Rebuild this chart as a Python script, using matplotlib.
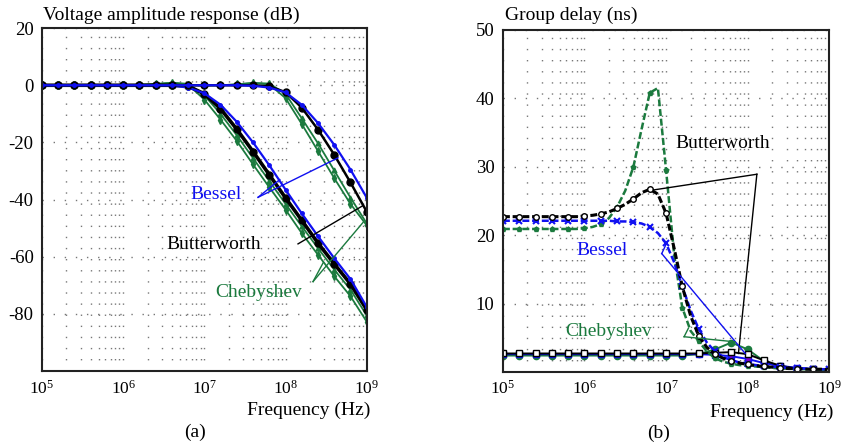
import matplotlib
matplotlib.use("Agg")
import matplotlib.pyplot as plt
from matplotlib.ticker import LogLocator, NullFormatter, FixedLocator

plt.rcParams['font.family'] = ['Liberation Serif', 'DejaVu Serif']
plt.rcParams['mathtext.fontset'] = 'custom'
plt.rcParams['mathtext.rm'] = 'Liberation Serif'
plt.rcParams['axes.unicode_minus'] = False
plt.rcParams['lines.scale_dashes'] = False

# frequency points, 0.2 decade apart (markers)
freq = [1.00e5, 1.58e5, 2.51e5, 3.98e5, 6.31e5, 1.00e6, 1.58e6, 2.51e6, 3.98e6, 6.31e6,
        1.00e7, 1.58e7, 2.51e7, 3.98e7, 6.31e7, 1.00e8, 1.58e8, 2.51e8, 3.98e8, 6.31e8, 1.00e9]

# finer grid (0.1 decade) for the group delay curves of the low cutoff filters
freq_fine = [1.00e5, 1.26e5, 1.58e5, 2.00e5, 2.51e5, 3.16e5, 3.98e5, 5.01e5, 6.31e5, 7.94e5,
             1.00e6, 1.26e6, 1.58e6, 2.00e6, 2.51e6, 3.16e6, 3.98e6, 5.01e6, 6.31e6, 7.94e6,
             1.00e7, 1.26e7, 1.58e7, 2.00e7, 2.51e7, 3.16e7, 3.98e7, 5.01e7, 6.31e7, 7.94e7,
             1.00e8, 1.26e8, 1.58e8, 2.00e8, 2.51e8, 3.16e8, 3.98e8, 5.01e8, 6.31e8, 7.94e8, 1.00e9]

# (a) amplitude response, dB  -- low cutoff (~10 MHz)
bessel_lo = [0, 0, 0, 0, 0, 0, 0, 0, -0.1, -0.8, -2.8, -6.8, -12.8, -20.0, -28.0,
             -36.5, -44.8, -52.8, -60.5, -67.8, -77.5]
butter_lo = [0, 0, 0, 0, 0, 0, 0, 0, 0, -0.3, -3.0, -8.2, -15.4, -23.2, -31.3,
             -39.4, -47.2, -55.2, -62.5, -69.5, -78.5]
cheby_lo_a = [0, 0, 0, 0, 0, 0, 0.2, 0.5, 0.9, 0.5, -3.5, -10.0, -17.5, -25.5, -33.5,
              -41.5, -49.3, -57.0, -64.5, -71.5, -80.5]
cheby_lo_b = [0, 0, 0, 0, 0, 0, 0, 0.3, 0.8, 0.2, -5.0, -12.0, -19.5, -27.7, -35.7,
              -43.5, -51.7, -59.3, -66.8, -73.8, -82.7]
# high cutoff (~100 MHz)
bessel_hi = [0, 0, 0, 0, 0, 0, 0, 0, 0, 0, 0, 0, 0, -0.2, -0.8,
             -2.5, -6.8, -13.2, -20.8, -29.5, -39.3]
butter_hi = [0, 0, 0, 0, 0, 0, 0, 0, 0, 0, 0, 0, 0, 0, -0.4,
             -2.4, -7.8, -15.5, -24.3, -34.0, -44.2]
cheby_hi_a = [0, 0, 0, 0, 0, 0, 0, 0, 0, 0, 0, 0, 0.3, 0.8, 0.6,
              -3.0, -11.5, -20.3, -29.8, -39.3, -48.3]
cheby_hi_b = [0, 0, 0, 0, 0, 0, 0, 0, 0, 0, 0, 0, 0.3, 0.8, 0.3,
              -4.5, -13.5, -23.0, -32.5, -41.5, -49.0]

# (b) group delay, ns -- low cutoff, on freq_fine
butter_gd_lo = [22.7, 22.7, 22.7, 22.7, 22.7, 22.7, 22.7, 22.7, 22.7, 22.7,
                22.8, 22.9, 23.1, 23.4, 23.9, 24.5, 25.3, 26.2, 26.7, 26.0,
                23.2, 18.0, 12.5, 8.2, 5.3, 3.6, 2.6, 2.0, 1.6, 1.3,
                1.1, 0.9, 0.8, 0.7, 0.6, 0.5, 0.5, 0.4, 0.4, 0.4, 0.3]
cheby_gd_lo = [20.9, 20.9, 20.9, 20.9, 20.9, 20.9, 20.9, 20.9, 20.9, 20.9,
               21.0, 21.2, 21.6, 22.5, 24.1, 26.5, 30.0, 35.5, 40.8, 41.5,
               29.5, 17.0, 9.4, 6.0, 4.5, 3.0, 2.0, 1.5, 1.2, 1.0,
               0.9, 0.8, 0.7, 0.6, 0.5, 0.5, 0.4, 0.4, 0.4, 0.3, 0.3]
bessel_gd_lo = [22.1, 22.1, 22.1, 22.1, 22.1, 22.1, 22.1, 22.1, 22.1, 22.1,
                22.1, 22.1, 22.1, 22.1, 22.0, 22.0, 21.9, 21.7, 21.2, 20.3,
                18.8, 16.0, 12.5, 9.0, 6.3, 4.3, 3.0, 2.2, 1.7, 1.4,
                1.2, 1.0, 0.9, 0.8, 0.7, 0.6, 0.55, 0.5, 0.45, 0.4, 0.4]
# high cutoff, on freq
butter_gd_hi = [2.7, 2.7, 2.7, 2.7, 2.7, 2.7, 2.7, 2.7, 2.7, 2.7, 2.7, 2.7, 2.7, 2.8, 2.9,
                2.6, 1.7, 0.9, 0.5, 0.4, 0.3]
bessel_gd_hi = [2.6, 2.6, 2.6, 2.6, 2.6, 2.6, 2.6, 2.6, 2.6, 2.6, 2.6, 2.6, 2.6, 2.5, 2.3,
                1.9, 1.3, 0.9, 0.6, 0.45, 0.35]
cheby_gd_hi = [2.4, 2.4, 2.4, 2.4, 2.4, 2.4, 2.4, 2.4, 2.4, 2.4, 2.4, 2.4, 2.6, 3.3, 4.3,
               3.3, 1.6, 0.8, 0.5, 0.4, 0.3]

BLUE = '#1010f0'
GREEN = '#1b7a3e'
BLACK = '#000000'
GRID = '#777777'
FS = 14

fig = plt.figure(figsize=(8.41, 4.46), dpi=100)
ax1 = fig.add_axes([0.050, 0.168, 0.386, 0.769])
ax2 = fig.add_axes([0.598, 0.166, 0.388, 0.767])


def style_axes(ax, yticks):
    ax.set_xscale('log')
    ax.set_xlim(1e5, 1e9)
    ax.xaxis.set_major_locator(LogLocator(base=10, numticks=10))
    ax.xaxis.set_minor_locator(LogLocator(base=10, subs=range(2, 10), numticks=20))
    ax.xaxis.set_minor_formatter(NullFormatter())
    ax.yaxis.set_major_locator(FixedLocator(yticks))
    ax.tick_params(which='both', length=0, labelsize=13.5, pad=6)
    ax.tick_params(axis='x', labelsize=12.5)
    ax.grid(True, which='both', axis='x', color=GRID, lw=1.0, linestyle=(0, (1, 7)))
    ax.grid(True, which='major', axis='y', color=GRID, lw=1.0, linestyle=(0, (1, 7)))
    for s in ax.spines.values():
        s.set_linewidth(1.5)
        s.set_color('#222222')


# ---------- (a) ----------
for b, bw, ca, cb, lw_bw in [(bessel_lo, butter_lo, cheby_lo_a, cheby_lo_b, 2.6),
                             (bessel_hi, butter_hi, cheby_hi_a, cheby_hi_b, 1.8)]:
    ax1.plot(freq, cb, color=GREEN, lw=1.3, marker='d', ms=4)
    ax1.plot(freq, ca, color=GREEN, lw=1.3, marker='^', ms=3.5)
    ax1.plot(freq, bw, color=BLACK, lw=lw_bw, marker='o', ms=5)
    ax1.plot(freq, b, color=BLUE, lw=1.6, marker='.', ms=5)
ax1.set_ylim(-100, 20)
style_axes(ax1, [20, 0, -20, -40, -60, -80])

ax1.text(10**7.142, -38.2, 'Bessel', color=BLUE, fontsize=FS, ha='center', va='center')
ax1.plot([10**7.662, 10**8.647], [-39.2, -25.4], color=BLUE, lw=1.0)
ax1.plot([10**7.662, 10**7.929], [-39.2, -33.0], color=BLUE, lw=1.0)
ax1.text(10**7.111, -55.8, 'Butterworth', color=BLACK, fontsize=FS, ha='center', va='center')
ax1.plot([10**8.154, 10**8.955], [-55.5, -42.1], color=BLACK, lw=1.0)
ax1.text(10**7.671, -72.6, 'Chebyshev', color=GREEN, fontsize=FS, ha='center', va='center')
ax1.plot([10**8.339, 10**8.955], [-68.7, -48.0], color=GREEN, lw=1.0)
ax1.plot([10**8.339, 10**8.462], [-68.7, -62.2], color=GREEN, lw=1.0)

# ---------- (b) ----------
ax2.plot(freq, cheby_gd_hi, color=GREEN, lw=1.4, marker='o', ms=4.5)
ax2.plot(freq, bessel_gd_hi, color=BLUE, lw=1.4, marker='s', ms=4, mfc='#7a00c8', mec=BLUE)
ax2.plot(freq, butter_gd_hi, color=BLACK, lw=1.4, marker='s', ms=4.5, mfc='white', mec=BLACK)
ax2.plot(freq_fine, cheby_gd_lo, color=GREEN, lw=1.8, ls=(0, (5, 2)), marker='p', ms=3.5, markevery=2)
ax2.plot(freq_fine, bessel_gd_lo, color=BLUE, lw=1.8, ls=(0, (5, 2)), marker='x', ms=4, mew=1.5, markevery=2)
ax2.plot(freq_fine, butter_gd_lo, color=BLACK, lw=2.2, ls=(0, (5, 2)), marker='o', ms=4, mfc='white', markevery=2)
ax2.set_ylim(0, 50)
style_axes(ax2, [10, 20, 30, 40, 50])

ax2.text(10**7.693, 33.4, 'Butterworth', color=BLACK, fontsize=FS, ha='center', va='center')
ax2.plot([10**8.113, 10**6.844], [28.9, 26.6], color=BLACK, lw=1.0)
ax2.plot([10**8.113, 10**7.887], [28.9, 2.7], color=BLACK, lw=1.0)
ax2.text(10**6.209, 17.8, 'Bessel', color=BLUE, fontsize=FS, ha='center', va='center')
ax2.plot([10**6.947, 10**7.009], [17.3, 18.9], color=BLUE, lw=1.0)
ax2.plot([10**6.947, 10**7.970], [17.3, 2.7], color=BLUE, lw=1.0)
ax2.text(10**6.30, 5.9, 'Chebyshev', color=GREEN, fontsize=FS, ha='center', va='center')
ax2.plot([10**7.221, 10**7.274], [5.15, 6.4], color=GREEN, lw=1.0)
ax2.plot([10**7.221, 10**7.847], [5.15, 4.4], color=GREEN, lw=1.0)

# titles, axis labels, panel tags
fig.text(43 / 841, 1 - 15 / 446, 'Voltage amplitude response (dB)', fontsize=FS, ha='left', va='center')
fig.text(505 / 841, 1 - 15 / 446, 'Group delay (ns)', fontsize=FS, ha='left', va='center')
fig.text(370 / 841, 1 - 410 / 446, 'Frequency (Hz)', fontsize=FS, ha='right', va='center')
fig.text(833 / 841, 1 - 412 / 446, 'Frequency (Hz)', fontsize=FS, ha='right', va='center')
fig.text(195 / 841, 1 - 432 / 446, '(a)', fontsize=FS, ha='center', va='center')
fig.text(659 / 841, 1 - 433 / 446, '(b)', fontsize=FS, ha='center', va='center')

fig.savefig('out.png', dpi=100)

━━━━━━━━━━━━━━━━━━━━

Pictures are excluded; extract exactly the lines from the start of the data through the line that holds "from matplotlib.ticker import", both ends included.

Reply to the task:
Rebuild this chart as a Python script, using matplotlib.
import matplotlib
matplotlib.use("Agg")
import matplotlib.pyplot as plt
from matplotlib.ticker import LogLocator, NullFormatter, FixedLocator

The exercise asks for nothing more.